Retype the opening lines of the listing below, ending with the line that contains "import matplotlib.pyplot as plt", and leave out any pictures.

■ **DATA EXCERPT**
# # # # # # #

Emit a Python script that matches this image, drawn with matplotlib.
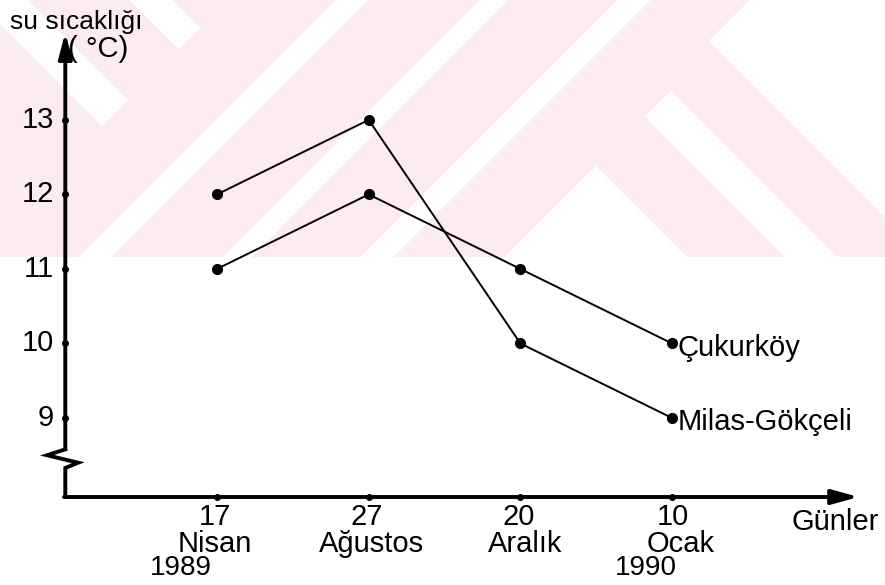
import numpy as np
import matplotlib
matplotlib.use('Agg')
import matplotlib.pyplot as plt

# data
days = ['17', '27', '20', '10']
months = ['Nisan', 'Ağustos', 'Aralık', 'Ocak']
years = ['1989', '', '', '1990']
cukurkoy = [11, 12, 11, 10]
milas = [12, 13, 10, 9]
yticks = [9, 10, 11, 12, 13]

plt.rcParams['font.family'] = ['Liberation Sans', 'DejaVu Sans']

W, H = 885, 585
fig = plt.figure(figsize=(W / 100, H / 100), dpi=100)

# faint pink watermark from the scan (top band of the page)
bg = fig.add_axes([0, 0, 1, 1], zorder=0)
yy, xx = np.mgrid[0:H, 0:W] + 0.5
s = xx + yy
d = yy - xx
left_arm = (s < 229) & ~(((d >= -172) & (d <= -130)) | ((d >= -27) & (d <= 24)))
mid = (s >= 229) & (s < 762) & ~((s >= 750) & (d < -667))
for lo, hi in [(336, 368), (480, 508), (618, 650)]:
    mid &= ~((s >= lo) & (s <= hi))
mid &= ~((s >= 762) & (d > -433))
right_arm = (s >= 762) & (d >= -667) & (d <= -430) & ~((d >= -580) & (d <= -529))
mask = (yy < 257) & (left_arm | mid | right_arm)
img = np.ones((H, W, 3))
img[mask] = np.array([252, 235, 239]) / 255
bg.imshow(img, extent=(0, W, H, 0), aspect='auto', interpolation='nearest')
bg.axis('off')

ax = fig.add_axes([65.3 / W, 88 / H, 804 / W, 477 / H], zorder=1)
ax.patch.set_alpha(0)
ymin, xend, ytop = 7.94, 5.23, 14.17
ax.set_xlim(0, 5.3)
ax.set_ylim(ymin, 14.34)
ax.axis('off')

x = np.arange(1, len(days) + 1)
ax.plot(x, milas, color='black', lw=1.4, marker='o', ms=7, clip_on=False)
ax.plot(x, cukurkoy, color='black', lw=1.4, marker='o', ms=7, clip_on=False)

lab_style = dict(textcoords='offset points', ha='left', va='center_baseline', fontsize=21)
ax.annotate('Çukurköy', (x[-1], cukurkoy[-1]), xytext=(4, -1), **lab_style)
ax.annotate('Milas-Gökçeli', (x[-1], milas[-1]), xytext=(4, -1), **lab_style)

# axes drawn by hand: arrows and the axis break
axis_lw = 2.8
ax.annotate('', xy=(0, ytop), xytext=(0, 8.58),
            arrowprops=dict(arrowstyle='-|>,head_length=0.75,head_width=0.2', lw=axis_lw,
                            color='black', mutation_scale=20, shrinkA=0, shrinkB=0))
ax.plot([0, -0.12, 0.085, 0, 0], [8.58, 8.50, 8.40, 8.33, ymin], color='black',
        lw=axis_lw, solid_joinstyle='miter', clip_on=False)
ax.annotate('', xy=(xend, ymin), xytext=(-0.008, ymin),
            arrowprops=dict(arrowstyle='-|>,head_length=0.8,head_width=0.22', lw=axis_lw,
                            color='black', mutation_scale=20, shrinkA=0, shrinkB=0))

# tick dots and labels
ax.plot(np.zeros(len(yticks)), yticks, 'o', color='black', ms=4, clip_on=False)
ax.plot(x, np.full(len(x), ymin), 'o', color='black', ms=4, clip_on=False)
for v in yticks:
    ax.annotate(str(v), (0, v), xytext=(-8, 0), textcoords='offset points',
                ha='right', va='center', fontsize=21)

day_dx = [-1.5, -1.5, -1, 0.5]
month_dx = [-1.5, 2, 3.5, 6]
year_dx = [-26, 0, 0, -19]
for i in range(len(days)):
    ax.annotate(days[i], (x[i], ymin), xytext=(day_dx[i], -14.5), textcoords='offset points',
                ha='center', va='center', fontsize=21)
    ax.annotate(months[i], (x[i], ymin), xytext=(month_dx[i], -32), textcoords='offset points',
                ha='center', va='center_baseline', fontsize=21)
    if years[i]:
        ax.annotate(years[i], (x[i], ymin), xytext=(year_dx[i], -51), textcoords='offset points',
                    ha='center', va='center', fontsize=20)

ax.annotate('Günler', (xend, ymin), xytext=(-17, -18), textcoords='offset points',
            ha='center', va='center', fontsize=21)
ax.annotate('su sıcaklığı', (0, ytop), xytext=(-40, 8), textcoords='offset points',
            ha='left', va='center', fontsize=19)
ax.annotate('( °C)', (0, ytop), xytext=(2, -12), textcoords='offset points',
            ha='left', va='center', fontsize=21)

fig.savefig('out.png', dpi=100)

# # # # # # #

■ **TASK RESPONSE**
Emit a Python script that matches this image, drawn with matplotlib.
import numpy as np
import matplotlib
matplotlib.use('Agg')
import matplotlib.pyplot as plt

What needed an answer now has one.